(Figure scripts)
━━━━━━━━━━

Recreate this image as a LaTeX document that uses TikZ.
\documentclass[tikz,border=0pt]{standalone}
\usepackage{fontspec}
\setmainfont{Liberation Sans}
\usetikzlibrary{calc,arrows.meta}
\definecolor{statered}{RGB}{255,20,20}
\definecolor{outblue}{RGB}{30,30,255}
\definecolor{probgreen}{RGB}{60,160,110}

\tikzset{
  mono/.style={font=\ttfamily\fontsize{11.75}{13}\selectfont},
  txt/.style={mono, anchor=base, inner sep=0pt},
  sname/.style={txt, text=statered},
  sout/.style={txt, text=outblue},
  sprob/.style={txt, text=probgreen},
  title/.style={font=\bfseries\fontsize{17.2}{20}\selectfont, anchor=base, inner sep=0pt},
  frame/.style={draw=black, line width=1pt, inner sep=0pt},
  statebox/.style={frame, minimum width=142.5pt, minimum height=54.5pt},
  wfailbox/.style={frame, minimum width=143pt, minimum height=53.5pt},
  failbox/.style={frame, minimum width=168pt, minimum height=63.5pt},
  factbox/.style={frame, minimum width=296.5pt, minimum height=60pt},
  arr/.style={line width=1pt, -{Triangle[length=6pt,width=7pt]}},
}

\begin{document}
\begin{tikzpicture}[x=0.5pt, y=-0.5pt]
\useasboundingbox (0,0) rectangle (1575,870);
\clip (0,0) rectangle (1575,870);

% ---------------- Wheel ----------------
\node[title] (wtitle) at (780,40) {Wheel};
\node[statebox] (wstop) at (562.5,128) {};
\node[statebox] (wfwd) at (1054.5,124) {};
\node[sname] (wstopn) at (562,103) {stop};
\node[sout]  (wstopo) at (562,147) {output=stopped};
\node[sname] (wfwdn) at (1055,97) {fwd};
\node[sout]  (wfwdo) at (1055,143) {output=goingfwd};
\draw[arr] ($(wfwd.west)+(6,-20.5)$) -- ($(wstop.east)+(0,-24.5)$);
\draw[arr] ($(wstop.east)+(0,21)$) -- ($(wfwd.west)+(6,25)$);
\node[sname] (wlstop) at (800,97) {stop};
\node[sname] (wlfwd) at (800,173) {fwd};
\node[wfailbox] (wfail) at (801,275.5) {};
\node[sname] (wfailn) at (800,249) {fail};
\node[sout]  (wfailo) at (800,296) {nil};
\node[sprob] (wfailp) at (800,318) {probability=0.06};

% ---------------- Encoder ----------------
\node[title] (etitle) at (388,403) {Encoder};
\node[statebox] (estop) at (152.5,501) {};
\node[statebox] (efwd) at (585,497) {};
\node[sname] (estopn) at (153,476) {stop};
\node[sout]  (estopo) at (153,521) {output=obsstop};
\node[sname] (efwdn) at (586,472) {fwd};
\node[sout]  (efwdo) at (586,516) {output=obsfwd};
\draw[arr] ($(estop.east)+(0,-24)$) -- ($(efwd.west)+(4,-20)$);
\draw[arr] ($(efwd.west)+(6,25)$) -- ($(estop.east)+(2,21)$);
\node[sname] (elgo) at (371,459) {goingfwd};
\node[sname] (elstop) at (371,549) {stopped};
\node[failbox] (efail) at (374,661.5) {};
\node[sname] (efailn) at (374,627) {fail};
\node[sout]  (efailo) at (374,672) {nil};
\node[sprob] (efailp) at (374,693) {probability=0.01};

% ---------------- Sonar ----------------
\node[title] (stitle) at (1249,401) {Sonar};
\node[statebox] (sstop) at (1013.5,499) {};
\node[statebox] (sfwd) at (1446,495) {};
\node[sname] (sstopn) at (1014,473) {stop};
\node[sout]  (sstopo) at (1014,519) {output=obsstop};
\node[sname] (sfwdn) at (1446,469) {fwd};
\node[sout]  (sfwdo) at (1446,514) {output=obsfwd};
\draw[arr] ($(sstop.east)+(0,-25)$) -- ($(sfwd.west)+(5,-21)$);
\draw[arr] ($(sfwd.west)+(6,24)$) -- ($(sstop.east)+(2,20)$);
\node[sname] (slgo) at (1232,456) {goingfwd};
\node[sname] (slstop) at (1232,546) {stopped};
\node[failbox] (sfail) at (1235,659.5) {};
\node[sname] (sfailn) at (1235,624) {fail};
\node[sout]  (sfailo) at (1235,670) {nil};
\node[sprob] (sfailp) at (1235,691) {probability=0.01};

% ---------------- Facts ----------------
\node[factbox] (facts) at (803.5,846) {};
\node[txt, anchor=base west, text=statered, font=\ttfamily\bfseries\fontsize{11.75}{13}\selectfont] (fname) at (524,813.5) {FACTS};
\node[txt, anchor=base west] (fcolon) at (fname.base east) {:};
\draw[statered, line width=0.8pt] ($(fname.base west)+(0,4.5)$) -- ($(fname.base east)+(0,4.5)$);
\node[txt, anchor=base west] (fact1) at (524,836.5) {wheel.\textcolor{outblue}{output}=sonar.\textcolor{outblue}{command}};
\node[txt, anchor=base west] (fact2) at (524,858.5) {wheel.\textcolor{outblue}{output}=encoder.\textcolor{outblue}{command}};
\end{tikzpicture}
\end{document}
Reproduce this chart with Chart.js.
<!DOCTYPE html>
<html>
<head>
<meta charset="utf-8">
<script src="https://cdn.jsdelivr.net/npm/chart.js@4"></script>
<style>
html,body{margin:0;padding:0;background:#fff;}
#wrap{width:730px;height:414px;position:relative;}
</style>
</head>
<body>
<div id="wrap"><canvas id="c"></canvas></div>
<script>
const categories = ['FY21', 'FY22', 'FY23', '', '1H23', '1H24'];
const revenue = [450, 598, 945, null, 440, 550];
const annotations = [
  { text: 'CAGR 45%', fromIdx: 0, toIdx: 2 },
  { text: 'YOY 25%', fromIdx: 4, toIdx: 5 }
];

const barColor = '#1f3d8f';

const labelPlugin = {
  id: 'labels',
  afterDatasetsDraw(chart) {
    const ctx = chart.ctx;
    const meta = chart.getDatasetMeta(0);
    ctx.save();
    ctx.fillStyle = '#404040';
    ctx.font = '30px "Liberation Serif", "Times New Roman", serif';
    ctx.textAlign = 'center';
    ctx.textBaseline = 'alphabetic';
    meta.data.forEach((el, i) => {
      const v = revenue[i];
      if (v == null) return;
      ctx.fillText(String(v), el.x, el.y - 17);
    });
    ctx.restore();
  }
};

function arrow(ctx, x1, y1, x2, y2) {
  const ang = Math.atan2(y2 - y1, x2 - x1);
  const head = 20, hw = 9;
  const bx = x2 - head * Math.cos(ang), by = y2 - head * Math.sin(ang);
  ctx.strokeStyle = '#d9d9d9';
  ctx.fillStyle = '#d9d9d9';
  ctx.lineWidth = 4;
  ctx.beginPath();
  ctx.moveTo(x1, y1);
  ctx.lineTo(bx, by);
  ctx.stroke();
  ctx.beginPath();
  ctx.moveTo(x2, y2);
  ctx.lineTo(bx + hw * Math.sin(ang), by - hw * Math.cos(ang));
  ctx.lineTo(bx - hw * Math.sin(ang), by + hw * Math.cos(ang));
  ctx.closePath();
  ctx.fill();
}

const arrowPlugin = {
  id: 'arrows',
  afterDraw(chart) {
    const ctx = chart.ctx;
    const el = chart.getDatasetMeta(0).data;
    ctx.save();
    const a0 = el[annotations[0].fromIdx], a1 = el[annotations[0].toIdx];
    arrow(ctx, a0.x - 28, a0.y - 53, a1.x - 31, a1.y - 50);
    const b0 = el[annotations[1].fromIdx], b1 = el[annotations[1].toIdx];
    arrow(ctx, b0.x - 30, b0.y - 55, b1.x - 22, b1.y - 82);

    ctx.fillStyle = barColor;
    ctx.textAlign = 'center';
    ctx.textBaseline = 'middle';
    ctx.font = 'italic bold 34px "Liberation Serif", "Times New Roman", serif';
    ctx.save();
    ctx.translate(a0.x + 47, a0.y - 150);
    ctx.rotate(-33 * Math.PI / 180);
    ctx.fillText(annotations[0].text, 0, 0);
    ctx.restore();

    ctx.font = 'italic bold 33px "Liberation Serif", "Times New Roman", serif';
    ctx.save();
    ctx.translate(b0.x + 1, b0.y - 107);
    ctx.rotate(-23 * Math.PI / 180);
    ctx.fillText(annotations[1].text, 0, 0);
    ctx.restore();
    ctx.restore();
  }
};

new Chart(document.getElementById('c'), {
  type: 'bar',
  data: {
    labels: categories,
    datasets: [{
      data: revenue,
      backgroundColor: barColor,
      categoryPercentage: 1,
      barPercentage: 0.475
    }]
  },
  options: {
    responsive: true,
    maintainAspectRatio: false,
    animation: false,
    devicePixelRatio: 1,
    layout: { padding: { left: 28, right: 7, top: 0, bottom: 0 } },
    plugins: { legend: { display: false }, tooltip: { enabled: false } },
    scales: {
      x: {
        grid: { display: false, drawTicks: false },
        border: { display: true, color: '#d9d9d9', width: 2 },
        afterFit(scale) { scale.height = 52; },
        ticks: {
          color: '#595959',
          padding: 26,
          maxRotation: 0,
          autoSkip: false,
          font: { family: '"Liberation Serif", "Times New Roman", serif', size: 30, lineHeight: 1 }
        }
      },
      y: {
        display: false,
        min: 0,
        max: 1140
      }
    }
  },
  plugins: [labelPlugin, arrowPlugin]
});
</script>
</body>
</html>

━━━━━━━━━━

Your instructions: Of all the entries above, repeat only the lines from the line that has "Reproduce this chart with Chart.js." to the line that has "const barColor = '#1f3d8f';", both lines included, exactly.

Written answer:
Reproduce this chart with Chart.js.
<!DOCTYPE html>
<html>
<head>
<meta charset="utf-8">
<script src="https://cdn.jsdelivr.net/npm/chart.js@4"></script>
<style>
html,body{margin:0;padding:0;background:#fff;}
#wrap{width:730px;height:414px;position:relative;}
</style>
</head>
<body>
<div id="wrap"><canvas id="c"></canvas></div>
<script>
const categories = ['FY21', 'FY22', 'FY23', '', '1H23', '1H24'];
const revenue = [450, 598, 945, null, 440, 550];
const annotations = [
  { text: 'CAGR 45%', fromIdx: 0, toIdx: 2 },
  { text: 'YOY 25%', fromIdx: 4, toIdx: 5 }
];

const barColor = '#1f3d8f';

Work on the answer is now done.